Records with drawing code
>>>
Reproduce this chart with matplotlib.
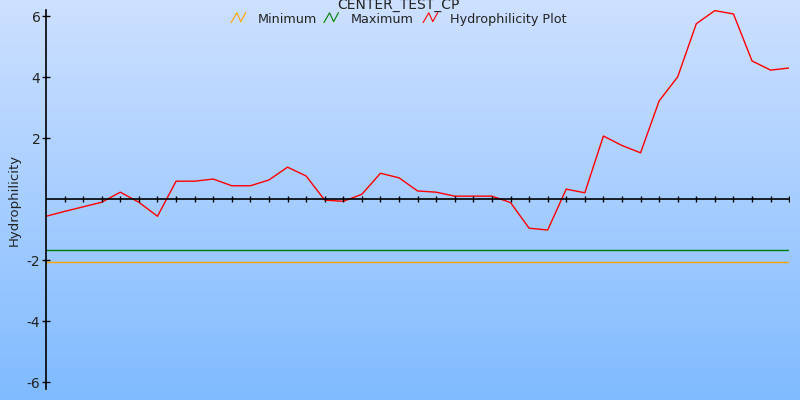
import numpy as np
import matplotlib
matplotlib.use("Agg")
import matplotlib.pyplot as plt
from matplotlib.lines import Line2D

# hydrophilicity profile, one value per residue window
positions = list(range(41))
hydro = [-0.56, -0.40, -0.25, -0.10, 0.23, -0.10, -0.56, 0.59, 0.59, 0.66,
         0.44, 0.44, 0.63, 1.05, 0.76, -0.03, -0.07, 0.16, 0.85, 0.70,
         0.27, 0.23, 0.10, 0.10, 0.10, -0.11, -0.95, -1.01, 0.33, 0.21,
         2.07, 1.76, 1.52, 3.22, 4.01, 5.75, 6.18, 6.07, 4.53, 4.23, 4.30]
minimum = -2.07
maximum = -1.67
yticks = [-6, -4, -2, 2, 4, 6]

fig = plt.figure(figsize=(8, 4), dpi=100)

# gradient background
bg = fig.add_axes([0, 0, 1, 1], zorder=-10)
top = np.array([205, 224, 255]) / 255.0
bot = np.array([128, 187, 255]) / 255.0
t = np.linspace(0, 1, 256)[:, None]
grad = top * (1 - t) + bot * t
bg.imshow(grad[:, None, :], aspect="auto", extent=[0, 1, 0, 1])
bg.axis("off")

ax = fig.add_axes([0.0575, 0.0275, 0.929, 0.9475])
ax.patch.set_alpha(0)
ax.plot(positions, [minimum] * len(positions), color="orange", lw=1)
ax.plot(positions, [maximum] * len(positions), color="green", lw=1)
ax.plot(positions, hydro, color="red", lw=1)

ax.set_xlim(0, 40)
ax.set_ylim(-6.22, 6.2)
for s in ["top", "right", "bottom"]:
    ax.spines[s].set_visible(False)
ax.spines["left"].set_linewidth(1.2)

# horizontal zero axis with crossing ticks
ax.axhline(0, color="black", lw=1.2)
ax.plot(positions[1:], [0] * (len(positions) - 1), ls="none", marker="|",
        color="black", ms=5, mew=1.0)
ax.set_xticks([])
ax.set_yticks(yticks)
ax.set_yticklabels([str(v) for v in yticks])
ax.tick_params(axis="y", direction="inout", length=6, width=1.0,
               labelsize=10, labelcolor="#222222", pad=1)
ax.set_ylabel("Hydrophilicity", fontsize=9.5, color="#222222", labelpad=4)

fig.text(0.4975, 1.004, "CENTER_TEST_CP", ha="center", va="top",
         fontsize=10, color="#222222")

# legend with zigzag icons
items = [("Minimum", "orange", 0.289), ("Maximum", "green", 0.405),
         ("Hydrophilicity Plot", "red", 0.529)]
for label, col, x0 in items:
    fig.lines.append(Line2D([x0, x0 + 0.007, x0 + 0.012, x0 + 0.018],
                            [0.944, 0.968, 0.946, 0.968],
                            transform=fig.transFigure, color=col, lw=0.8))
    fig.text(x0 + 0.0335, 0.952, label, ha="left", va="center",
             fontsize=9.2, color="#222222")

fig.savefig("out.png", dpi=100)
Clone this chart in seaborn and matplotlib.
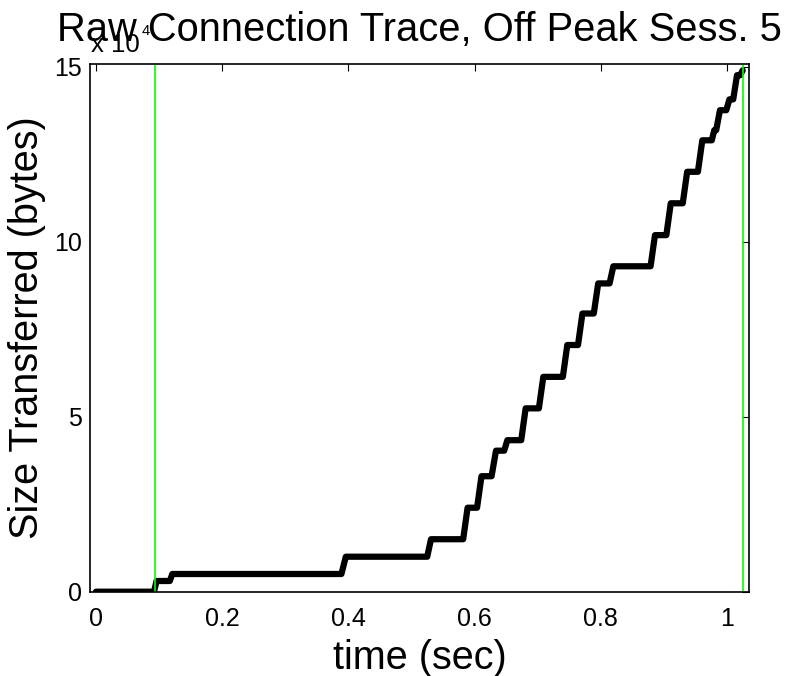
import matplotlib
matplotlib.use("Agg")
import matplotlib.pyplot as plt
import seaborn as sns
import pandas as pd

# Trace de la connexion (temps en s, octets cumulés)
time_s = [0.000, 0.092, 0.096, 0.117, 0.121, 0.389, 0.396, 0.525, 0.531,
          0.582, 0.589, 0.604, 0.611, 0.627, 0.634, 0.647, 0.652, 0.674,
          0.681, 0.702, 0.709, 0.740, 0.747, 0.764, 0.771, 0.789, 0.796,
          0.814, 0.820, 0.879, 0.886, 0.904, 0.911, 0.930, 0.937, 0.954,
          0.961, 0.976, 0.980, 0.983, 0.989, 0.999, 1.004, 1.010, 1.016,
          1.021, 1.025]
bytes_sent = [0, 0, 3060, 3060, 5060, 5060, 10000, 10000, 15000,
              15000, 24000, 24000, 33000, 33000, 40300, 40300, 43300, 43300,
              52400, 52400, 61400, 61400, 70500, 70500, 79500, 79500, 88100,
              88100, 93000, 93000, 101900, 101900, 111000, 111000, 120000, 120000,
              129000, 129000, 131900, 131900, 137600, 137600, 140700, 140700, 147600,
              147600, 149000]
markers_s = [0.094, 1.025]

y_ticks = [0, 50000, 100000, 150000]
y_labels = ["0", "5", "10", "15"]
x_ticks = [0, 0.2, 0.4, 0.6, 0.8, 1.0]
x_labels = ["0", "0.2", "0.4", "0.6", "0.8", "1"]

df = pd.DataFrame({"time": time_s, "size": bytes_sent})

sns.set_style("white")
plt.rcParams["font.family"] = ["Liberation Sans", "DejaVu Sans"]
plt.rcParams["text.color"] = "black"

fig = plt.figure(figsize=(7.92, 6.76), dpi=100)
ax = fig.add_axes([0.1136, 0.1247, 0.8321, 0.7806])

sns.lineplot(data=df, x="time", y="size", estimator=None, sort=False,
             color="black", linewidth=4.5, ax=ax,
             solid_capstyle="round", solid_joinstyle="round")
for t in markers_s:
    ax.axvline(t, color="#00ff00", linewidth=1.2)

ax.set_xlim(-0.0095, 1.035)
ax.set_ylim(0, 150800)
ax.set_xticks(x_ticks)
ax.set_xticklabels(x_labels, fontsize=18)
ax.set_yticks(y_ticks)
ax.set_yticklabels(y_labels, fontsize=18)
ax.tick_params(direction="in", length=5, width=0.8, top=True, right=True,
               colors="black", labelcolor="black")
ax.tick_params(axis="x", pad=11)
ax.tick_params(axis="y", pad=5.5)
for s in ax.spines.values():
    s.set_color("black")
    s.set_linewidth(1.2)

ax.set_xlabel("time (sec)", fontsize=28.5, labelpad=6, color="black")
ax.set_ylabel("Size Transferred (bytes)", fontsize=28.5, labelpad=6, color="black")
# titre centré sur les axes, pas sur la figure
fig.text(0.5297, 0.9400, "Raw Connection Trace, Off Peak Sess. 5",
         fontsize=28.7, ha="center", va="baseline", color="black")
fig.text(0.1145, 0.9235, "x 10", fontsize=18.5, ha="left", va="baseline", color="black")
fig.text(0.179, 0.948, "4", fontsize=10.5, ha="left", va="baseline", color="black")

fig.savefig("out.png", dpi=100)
<<<
(SHORT EXERCISE):
Copy all of the entries verbatim, leaving out any pictures they contain.

(FINAL RESULT):
Reproduce this chart with matplotlib.
import numpy as np
import matplotlib
matplotlib.use("Agg")
import matplotlib.pyplot as plt
from matplotlib.lines import Line2D

# hydrophilicity profile, one value per residue window
positions = list(range(41))
hydro = [-0.56, -0.40, -0.25, -0.10, 0.23, -0.10, -0.56, 0.59, 0.59, 0.66,
         0.44, 0.44, 0.63, 1.05, 0.76, -0.03, -0.07, 0.16, 0.85, 0.70,
         0.27, 0.23, 0.10, 0.10, 0.10, -0.11, -0.95, -1.01, 0.33, 0.21,
         2.07, 1.76, 1.52, 3.22, 4.01, 5.75, 6.18, 6.07, 4.53, 4.23, 4.30]
minimum = -2.07
maximum = -1.67
yticks = [-6, -4, -2, 2, 4, 6]

fig = plt.figure(figsize=(8, 4), dpi=100)

# gradient background
bg = fig.add_axes([0, 0, 1, 1], zorder=-10)
top = np.array([205, 224, 255]) / 255.0
bot = np.array([128, 187, 255]) / 255.0
t = np.linspace(0, 1, 256)[:, None]
grad = top * (1 - t) + bot * t
bg.imshow(grad[:, None, :], aspect="auto", extent=[0, 1, 0, 1])
bg.axis("off")

ax = fig.add_axes([0.0575, 0.0275, 0.929, 0.9475])
ax.patch.set_alpha(0)
ax.plot(positions, [minimum] * len(positions), color="orange", lw=1)
ax.plot(positions, [maximum] * len(positions), color="green", lw=1)
ax.plot(positions, hydro, color="red", lw=1)

ax.set_xlim(0, 40)
ax.set_ylim(-6.22, 6.2)
for s in ["top", "right", "bottom"]:
    ax.spines[s].set_visible(False)
ax.spines["left"].set_linewidth(1.2)

# horizontal zero axis with crossing ticks
ax.axhline(0, color="black", lw=1.2)
ax.plot(positions[1:], [0] * (len(positions) - 1), ls="none", marker="|",
        color="black", ms=5, mew=1.0)
ax.set_xticks([])
ax.set_yticks(yticks)
ax.set_yticklabels([str(v) for v in yticks])
ax.tick_params(axis="y", direction="inout", length=6, width=1.0,
               labelsize=10, labelcolor="#222222", pad=1)
ax.set_ylabel("Hydrophilicity", fontsize=9.5, color="#222222", labelpad=4)

fig.text(0.4975, 1.004, "CENTER_TEST_CP", ha="center", va="top",
         fontsize=10, color="#222222")

# legend with zigzag icons
items = [("Minimum", "orange", 0.289), ("Maximum", "green", 0.405),
         ("Hydrophilicity Plot", "red", 0.529)]
for label, col, x0 in items:
    fig.lines.append(Line2D([x0, x0 + 0.007, x0 + 0.012, x0 + 0.018],
                            [0.944, 0.968, 0.946, 0.968],
                            transform=fig.transFigure, color=col, lw=0.8))
    fig.text(x0 + 0.0335, 0.952, label, ha="left", va="center",
             fontsize=9.2, color="#222222")

fig.savefig("out.png", dpi=100)
Clone this chart in seaborn and matplotlib.
import matplotlib
matplotlib.use("Agg")
import matplotlib.pyplot as plt
import seaborn as sns
import pandas as pd

# Trace de la connexion (temps en s, octets cumulés)
time_s = [0.000, 0.092, 0.096, 0.117, 0.121, 0.389, 0.396, 0.525, 0.531,
          0.582, 0.589, 0.604, 0.611, 0.627, 0.634, 0.647, 0.652, 0.674,
          0.681, 0.702, 0.709, 0.740, 0.747, 0.764, 0.771, 0.789, 0.796,
          0.814, 0.820, 0.879, 0.886, 0.904, 0.911, 0.930, 0.937, 0.954,
          0.961, 0.976, 0.980, 0.983, 0.989, 0.999, 1.004, 1.010, 1.016,
          1.021, 1.025]
bytes_sent = [0, 0, 3060, 3060, 5060, 5060, 10000, 10000, 15000,
              15000, 24000, 24000, 33000, 33000, 40300, 40300, 43300, 43300,
              52400, 52400, 61400, 61400, 70500, 70500, 79500, 79500, 88100,
              88100, 93000, 93000, 101900, 101900, 111000, 111000, 120000, 120000,
              129000, 129000, 131900, 131900, 137600, 137600, 140700, 140700, 147600,
              147600, 149000]
markers_s = [0.094, 1.025]

y_ticks = [0, 50000, 100000, 150000]
y_labels = ["0", "5", "10", "15"]
x_ticks = [0, 0.2, 0.4, 0.6, 0.8, 1.0]
x_labels = ["0", "0.2", "0.4", "0.6", "0.8", "1"]

df = pd.DataFrame({"time": time_s, "size": bytes_sent})

sns.set_style("white")
plt.rcParams["font.family"] = ["Liberation Sans", "DejaVu Sans"]
plt.rcParams["text.color"] = "black"

fig = plt.figure(figsize=(7.92, 6.76), dpi=100)
ax = fig.add_axes([0.1136, 0.1247, 0.8321, 0.7806])

sns.lineplot(data=df, x="time", y="size", estimator=None, sort=False,
             color="black", linewidth=4.5, ax=ax,
             solid_capstyle="round", solid_joinstyle="round")
for t in markers_s:
    ax.axvline(t, color="#00ff00", linewidth=1.2)

ax.set_xlim(-0.0095, 1.035)
ax.set_ylim(0, 150800)
ax.set_xticks(x_ticks)
ax.set_xticklabels(x_labels, fontsize=18)
ax.set_yticks(y_ticks)
ax.set_yticklabels(y_labels, fontsize=18)
ax.tick_params(direction="in", length=5, width=0.8, top=True, right=True,
               colors="black", labelcolor="black")
ax.tick_params(axis="x", pad=11)
ax.tick_params(axis="y", pad=5.5)
for s in ax.spines.values():
    s.set_color("black")
    s.set_linewidth(1.2)

ax.set_xlabel("time (sec)", fontsize=28.5, labelpad=6, color="black")
ax.set_ylabel("Size Transferred (bytes)", fontsize=28.5, labelpad=6, color="black")
# titre centré sur les axes, pas sur la figure
fig.text(0.5297, 0.9400, "Raw Connection Trace, Off Peak Sess. 5",
         fontsize=28.7, ha="center", va="baseline", color="black")
fig.text(0.1145, 0.9235, "x 10", fontsize=18.5, ha="left", va="baseline", color="black")
fig.text(0.179, 0.948, "4", fontsize=10.5, ha="left", va="baseline", color="black")

fig.savefig("out.png", dpi=100)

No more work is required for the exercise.